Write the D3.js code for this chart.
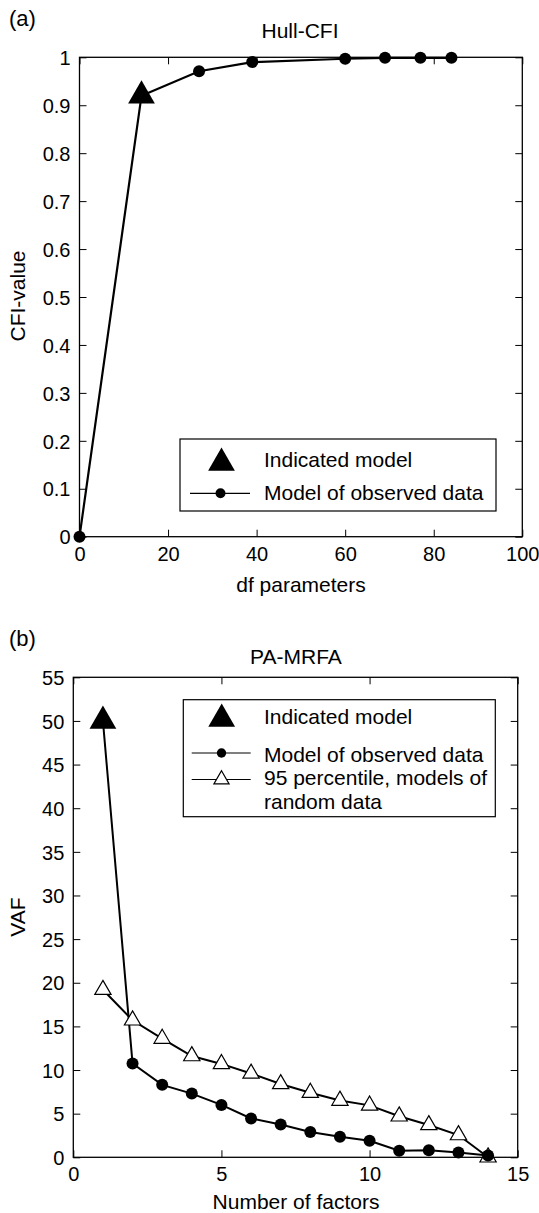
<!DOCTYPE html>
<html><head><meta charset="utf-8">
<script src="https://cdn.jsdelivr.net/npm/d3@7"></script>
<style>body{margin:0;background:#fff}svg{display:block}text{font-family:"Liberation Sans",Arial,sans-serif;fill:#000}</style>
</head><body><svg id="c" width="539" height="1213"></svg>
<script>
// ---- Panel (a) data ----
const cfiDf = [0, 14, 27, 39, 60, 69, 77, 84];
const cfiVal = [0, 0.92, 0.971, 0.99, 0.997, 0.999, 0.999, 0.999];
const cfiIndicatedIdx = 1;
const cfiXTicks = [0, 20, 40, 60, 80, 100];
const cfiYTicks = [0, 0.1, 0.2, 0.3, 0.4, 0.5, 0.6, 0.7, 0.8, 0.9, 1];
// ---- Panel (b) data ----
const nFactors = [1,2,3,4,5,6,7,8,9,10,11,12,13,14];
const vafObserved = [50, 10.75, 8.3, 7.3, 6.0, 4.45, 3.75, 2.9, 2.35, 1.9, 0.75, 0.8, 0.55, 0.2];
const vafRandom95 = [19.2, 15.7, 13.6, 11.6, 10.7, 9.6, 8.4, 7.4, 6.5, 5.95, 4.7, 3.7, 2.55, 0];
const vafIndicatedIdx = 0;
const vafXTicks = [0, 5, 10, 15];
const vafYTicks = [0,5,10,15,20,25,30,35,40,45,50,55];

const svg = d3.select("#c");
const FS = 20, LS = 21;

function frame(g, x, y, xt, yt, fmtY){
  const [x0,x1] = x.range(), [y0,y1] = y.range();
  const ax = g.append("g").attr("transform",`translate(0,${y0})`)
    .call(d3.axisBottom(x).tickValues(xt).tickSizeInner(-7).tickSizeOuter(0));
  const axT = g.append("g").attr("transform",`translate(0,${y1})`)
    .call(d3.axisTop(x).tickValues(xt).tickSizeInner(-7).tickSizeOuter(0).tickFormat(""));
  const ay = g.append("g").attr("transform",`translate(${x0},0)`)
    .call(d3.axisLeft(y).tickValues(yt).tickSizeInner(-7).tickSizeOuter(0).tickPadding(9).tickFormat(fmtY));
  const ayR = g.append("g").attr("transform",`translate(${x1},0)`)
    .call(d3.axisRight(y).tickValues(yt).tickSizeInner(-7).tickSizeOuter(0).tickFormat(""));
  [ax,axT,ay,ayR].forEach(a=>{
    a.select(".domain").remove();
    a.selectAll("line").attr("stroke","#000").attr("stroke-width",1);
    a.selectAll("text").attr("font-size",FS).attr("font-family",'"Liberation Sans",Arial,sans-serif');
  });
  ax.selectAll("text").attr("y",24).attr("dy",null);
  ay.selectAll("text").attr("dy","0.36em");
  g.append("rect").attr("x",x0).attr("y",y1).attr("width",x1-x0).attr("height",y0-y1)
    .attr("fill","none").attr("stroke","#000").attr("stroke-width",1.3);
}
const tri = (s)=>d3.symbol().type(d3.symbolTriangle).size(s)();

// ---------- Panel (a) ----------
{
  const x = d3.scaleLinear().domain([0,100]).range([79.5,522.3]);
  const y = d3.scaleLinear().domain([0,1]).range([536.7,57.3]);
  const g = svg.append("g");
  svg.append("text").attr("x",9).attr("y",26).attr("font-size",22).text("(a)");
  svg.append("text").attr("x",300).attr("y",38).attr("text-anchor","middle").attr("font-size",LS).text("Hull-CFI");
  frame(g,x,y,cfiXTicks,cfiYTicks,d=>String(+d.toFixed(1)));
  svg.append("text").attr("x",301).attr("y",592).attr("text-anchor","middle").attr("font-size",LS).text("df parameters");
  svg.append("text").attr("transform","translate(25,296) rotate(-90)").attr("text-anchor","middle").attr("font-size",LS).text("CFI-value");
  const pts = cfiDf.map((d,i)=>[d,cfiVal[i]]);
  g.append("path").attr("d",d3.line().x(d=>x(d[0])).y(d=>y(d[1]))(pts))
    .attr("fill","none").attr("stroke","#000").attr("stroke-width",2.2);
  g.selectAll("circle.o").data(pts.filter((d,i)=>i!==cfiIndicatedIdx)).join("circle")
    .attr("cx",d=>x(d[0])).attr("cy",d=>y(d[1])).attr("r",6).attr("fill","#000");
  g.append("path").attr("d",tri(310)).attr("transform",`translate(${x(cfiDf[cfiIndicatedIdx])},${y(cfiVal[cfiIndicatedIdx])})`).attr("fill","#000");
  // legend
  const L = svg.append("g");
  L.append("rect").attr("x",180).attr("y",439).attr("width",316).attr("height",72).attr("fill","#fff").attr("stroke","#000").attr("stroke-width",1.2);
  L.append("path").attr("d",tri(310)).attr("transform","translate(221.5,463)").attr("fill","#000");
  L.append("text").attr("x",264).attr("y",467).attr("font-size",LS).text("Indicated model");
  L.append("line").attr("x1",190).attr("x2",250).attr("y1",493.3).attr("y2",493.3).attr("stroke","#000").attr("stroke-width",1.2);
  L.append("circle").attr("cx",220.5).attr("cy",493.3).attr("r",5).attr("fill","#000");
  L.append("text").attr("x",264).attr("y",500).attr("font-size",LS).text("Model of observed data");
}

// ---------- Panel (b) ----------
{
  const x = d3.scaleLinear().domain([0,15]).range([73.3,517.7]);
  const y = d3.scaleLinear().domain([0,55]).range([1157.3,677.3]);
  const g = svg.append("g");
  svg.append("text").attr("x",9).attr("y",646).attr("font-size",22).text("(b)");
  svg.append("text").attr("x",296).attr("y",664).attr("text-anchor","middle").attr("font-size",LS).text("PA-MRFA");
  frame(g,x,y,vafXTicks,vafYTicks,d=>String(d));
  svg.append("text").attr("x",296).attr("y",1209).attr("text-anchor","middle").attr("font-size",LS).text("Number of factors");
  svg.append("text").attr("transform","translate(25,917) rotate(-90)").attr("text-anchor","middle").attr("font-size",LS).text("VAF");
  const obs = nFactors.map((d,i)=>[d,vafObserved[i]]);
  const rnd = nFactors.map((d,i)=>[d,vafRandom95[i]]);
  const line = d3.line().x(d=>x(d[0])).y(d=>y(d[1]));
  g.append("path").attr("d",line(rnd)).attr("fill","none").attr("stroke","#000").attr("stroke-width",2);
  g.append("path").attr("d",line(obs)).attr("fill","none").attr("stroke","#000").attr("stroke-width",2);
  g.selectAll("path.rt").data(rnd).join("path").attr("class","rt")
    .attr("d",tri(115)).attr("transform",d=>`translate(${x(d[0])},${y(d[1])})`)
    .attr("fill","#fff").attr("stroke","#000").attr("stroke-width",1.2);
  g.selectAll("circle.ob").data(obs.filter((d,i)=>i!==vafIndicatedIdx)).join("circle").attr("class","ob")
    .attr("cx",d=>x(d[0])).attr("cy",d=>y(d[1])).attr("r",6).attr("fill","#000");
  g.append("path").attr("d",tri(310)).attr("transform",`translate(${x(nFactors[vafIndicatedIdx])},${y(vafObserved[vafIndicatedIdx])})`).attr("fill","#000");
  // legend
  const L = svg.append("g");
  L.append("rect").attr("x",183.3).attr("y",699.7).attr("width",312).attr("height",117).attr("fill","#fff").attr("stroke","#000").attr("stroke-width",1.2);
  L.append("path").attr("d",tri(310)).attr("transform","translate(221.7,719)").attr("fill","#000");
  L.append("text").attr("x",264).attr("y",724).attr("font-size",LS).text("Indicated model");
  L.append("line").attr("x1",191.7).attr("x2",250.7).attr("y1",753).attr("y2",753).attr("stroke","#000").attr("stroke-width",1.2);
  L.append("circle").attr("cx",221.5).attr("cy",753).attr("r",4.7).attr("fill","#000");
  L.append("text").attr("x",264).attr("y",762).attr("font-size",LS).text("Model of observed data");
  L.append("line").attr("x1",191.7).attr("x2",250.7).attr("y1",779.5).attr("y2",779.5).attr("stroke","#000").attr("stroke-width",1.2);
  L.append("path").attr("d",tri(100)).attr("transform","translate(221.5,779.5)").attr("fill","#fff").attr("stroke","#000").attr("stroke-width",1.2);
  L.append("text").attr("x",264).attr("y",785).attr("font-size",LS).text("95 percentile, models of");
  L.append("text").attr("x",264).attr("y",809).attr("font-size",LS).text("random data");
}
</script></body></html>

• **Task requirements**
Quote, please, every line of the material above from its start through the line that has "const vafYTicks = [0,5,10,15,20,25,30,35,40,45,50,55];", reproducing the words exactly and dropping any images.

• **Written answer**
Write the D3.js code for this chart.
<!DOCTYPE html>
<html><head><meta charset="utf-8">
<script src="https://cdn.jsdelivr.net/npm/d3@7"></script>
<style>body{margin:0;background:#fff}svg{display:block}text{font-family:"Liberation Sans",Arial,sans-serif;fill:#000}</style>
</head><body><svg id="c" width="539" height="1213"></svg>
<script>
// ---- Panel (a) data ----
const cfiDf = [0, 14, 27, 39, 60, 69, 77, 84];
const cfiVal = [0, 0.92, 0.971, 0.99, 0.997, 0.999, 0.999, 0.999];
const cfiIndicatedIdx = 1;
const cfiXTicks = [0, 20, 40, 60, 80, 100];
const cfiYTicks = [0, 0.1, 0.2, 0.3, 0.4, 0.5, 0.6, 0.7, 0.8, 0.9, 1];
// ---- Panel (b) data ----
const nFactors = [1,2,3,4,5,6,7,8,9,10,11,12,13,14];
const vafObserved = [50, 10.75, 8.3, 7.3, 6.0, 4.45, 3.75, 2.9, 2.35, 1.9, 0.75, 0.8, 0.55, 0.2];
const vafRandom95 = [19.2, 15.7, 13.6, 11.6, 10.7, 9.6, 8.4, 7.4, 6.5, 5.95, 4.7, 3.7, 2.55, 0];
const vafIndicatedIdx = 0;
const vafXTicks = [0, 5, 10, 15];
const vafYTicks = [0,5,10,15,20,25,30,35,40,45,50,55];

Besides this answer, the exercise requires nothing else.